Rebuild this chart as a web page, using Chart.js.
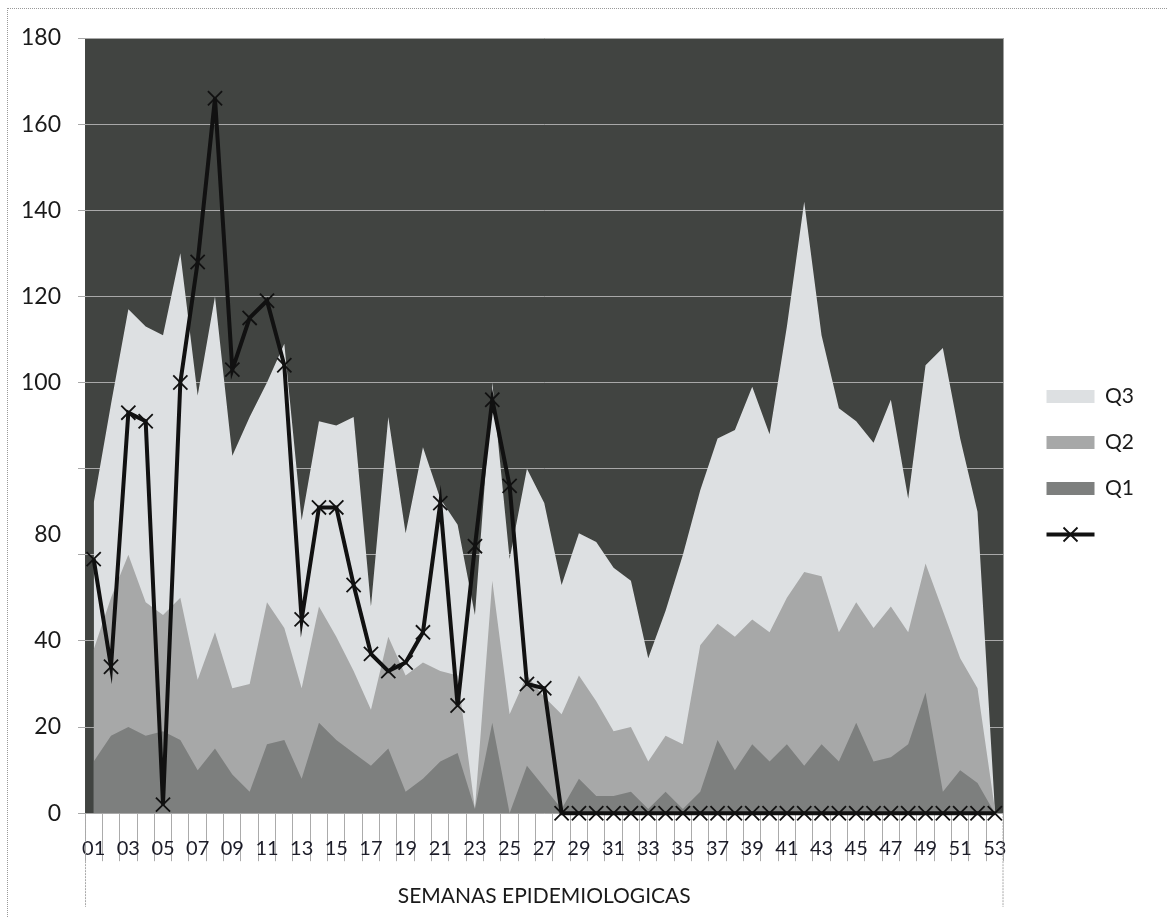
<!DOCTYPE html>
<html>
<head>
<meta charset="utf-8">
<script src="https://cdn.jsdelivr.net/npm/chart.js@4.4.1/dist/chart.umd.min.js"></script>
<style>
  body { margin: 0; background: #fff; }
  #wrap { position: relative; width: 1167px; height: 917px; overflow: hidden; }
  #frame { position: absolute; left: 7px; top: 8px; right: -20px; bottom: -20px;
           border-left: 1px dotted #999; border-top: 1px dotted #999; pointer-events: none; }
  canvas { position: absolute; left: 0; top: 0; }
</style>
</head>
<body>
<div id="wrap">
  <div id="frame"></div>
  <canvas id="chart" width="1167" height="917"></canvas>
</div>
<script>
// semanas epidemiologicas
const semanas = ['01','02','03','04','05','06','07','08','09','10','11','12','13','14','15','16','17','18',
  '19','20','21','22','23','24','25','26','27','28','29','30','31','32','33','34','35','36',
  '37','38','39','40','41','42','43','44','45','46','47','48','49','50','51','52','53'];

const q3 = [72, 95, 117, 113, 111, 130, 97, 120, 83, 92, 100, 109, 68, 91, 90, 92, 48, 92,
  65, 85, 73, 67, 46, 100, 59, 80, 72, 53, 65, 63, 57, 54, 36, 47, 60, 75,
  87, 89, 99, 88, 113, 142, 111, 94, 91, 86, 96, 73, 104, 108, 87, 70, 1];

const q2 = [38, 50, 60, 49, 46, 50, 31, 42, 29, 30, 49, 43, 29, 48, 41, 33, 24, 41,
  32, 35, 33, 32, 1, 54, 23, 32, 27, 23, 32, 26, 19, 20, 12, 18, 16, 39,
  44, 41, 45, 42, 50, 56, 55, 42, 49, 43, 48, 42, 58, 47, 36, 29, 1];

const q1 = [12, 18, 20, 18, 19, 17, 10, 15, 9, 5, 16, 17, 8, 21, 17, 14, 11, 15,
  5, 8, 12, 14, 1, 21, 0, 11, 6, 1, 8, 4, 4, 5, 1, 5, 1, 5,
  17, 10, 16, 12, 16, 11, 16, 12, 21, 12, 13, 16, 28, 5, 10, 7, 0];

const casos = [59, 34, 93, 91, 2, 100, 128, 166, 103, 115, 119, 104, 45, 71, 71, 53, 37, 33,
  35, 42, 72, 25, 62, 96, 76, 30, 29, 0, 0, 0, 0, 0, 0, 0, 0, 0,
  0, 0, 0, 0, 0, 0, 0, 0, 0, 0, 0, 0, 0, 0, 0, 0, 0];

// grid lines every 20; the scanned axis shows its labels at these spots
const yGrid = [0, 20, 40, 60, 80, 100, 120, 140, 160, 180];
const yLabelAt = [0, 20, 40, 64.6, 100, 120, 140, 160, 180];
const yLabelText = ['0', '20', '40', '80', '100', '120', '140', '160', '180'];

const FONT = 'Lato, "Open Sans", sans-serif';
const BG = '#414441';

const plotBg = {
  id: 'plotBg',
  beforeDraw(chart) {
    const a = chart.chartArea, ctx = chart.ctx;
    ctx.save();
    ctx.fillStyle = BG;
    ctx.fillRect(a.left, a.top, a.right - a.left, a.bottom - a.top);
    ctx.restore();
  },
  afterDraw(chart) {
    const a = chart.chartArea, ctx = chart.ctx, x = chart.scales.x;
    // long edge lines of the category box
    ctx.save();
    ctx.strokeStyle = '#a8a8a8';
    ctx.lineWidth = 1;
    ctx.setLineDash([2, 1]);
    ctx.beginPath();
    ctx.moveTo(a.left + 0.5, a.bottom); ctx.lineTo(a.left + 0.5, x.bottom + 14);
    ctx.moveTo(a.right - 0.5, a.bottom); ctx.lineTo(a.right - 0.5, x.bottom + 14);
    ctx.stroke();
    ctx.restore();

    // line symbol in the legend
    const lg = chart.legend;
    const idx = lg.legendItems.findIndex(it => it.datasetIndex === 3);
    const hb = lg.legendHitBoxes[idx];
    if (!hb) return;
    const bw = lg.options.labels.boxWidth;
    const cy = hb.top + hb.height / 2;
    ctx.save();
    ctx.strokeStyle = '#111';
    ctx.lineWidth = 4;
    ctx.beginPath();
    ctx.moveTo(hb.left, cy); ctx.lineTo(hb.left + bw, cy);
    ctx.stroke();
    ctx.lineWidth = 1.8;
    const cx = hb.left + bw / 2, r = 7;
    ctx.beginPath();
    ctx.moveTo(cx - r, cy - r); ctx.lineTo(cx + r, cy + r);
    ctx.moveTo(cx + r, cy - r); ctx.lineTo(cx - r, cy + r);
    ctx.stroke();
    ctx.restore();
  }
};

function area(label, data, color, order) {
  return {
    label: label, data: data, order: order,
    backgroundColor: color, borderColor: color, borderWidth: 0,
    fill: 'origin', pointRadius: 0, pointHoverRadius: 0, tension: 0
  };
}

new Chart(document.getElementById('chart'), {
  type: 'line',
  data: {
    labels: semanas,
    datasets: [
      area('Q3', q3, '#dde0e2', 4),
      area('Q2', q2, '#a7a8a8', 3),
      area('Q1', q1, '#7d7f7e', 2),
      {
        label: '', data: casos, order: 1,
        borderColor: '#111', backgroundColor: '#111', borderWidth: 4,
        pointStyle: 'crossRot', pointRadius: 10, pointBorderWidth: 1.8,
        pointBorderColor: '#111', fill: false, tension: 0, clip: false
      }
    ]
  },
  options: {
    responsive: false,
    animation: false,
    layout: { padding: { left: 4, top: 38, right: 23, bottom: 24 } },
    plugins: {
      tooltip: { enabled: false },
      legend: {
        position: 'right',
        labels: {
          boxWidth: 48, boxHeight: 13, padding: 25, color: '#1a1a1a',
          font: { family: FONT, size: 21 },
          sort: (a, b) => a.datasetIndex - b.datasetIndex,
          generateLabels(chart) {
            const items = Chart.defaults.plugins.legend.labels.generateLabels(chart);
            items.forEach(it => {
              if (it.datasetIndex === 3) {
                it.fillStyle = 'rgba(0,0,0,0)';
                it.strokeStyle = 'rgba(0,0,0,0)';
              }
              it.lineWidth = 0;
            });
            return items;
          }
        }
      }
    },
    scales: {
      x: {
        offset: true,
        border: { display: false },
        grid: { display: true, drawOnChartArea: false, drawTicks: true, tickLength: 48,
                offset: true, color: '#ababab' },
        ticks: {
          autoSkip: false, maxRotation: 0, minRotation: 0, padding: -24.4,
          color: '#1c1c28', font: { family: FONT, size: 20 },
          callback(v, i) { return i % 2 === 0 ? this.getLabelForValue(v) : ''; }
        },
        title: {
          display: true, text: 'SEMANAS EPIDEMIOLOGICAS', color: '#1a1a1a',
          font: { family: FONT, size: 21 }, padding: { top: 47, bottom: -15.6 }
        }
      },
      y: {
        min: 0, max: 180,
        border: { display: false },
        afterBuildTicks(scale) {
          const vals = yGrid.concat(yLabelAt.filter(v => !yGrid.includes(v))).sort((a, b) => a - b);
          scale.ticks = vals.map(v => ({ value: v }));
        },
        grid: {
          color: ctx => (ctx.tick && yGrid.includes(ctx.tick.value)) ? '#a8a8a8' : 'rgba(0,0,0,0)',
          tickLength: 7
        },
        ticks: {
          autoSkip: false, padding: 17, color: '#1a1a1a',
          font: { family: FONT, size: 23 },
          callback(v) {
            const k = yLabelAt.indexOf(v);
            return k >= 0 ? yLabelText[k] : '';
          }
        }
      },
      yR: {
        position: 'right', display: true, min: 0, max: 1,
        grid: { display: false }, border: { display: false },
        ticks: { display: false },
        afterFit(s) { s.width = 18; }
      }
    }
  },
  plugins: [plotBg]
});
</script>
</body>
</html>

· · · ·

• [Exercise]: Quote the full listing above word for word; exclude every picture from the copy.

• [Answer in full]:
Rebuild this chart as a web page, using Chart.js.
<!DOCTYPE html>
<html>
<head>
<meta charset="utf-8">
<script src="https://cdn.jsdelivr.net/npm/chart.js@4.4.1/dist/chart.umd.min.js"></script>
<style>
  body { margin: 0; background: #fff; }
  #wrap { position: relative; width: 1167px; height: 917px; overflow: hidden; }
  #frame { position: absolute; left: 7px; top: 8px; right: -20px; bottom: -20px;
           border-left: 1px dotted #999; border-top: 1px dotted #999; pointer-events: none; }
  canvas { position: absolute; left: 0; top: 0; }
</style>
</head>
<body>
<div id="wrap">
  <div id="frame"></div>
  <canvas id="chart" width="1167" height="917"></canvas>
</div>
<script>
// semanas epidemiologicas
const semanas = ['01','02','03','04','05','06','07','08','09','10','11','12','13','14','15','16','17','18',
  '19','20','21','22','23','24','25','26','27','28','29','30','31','32','33','34','35','36',
  '37','38','39','40','41','42','43','44','45','46','47','48','49','50','51','52','53'];

const q3 = [72, 95, 117, 113, 111, 130, 97, 120, 83, 92, 100, 109, 68, 91, 90, 92, 48, 92,
  65, 85, 73, 67, 46, 100, 59, 80, 72, 53, 65, 63, 57, 54, 36, 47, 60, 75,
  87, 89, 99, 88, 113, 142, 111, 94, 91, 86, 96, 73, 104, 108, 87, 70, 1];

const q2 = [38, 50, 60, 49, 46, 50, 31, 42, 29, 30, 49, 43, 29, 48, 41, 33, 24, 41,
  32, 35, 33, 32, 1, 54, 23, 32, 27, 23, 32, 26, 19, 20, 12, 18, 16, 39,
  44, 41, 45, 42, 50, 56, 55, 42, 49, 43, 48, 42, 58, 47, 36, 29, 1];

const q1 = [12, 18, 20, 18, 19, 17, 10, 15, 9, 5, 16, 17, 8, 21, 17, 14, 11, 15,
  5, 8, 12, 14, 1, 21, 0, 11, 6, 1, 8, 4, 4, 5, 1, 5, 1, 5,
  17, 10, 16, 12, 16, 11, 16, 12, 21, 12, 13, 16, 28, 5, 10, 7, 0];

const casos = [59, 34, 93, 91, 2, 100, 128, 166, 103, 115, 119, 104, 45, 71, 71, 53, 37, 33,
  35, 42, 72, 25, 62, 96, 76, 30, 29, 0, 0, 0, 0, 0, 0, 0, 0, 0,
  0, 0, 0, 0, 0, 0, 0, 0, 0, 0, 0, 0, 0, 0, 0, 0, 0];

// grid lines every 20; the scanned axis shows its labels at these spots
const yGrid = [0, 20, 40, 60, 80, 100, 120, 140, 160, 180];
const yLabelAt = [0, 20, 40, 64.6, 100, 120, 140, 160, 180];
const yLabelText = ['0', '20', '40', '80', '100', '120', '140', '160', '180'];

const FONT = 'Lato, "Open Sans", sans-serif';
const BG = '#414441';

const plotBg = {
  id: 'plotBg',
  beforeDraw(chart) {
    const a = chart.chartArea, ctx = chart.ctx;
    ctx.save();
    ctx.fillStyle = BG;
    ctx.fillRect(a.left, a.top, a.right - a.left, a.bottom - a.top);
    ctx.restore();
  },
  afterDraw(chart) {
    const a = chart.chartArea, ctx = chart.ctx, x = chart.scales.x;
    // long edge lines of the category box
    ctx.save();
    ctx.strokeStyle = '#a8a8a8';
    ctx.lineWidth = 1;
    ctx.setLineDash([2, 1]);
    ctx.beginPath();
    ctx.moveTo(a.left + 0.5, a.bottom); ctx.lineTo(a.left + 0.5, x.bottom + 14);
    ctx.moveTo(a.right - 0.5, a.bottom); ctx.lineTo(a.right - 0.5, x.bottom + 14);
    ctx.stroke();
    ctx.restore();

    // line symbol in the legend
    const lg = chart.legend;
    const idx = lg.legendItems.findIndex(it => it.datasetIndex === 3);
    const hb = lg.legendHitBoxes[idx];
    if (!hb) return;
    const bw = lg.options.labels.boxWidth;
    const cy = hb.top + hb.height / 2;
    ctx.save();
    ctx.strokeStyle = '#111';
    ctx.lineWidth = 4;
    ctx.beginPath();
    ctx.moveTo(hb.left, cy); ctx.lineTo(hb.left + bw, cy);
    ctx.stroke();
    ctx.lineWidth = 1.8;
    const cx = hb.left + bw / 2, r = 7;
    ctx.beginPath();
    ctx.moveTo(cx - r, cy - r); ctx.lineTo(cx + r, cy + r);
    ctx.moveTo(cx + r, cy - r); ctx.lineTo(cx - r, cy + r);
    ctx.stroke();
    ctx.restore();
  }
};

function area(label, data, color, order) {
  return {
    label: label, data: data, order: order,
    backgroundColor: color, borderColor: color, borderWidth: 0,
    fill: 'origin', pointRadius: 0, pointHoverRadius: 0, tension: 0
  };
}

new Chart(document.getElementById('chart'), {
  type: 'line',
  data: {
    labels: semanas,
    datasets: [
      area('Q3', q3, '#dde0e2', 4),
      area('Q2', q2, '#a7a8a8', 3),
      area('Q1', q1, '#7d7f7e', 2),
      {
        label: '', data: casos, order: 1,
        borderColor: '#111', backgroundColor: '#111', borderWidth: 4,
        pointStyle: 'crossRot', pointRadius: 10, pointBorderWidth: 1.8,
        pointBorderColor: '#111', fill: false, tension: 0, clip: false
      }
    ]
  },
  options: {
    responsive: false,
    animation: false,
    layout: { padding: { left: 4, top: 38, right: 23, bottom: 24 } },
    plugins: {
      tooltip: { enabled: false },
      legend: {
        position: 'right',
        labels: {
          boxWidth: 48, boxHeight: 13, padding: 25, color: '#1a1a1a',
          font: { family: FONT, size: 21 },
          sort: (a, b) => a.datasetIndex - b.datasetIndex,
          generateLabels(chart) {
            const items = Chart.defaults.plugins.legend.labels.generateLabels(chart);
            items.forEach(it => {
              if (it.datasetIndex === 3) {
                it.fillStyle = 'rgba(0,0,0,0)';
                it.strokeStyle = 'rgba(0,0,0,0)';
              }
              it.lineWidth = 0;
            });
            return items;
          }
        }
      }
    },
    scales: {
      x: {
        offset: true,
        border: { display: false },
        grid: { display: true, drawOnChartArea: false, drawTicks: true, tickLength: 48,
                offset: true, color: '#ababab' },
        ticks: {
          autoSkip: false, maxRotation: 0, minRotation: 0, padding: -24.4,
          color: '#1c1c28', font: { family: FONT, size: 20 },
          callback(v, i) { return i % 2 === 0 ? this.getLabelForValue(v) : ''; }
        },
        title: {
          display: true, text: 'SEMANAS EPIDEMIOLOGICAS', color: '#1a1a1a',
          font: { family: FONT, size: 21 }, padding: { top: 47, bottom: -15.6 }
        }
      },
      y: {
        min: 0, max: 180,
        border: { display: false },
        afterBuildTicks(scale) {
          const vals = yGrid.concat(yLabelAt.filter(v => !yGrid.includes(v))).sort((a, b) => a - b);
          scale.ticks = vals.map(v => ({ value: v }));
        },
        grid: {
          color: ctx => (ctx.tick && yGrid.includes(ctx.tick.value)) ? '#a8a8a8' : 'rgba(0,0,0,0)',
          tickLength: 7
        },
        ticks: {
          autoSkip: false, padding: 17, color: '#1a1a1a',
          font: { family: FONT, size: 23 },
          callback(v) {
            const k = yLabelAt.indexOf(v);
            return k >= 0 ? yLabelText[k] : '';
          }
        }
      },
      yR: {
        position: 'right', display: true, min: 0, max: 1,
        grid: { display: false }, border: { display: false },
        ticks: { display: false },
        afterFit(s) { s.width = 18; }
      }
    }
  },
  plugins: [plotBg]
});
</script>
</body>
</html>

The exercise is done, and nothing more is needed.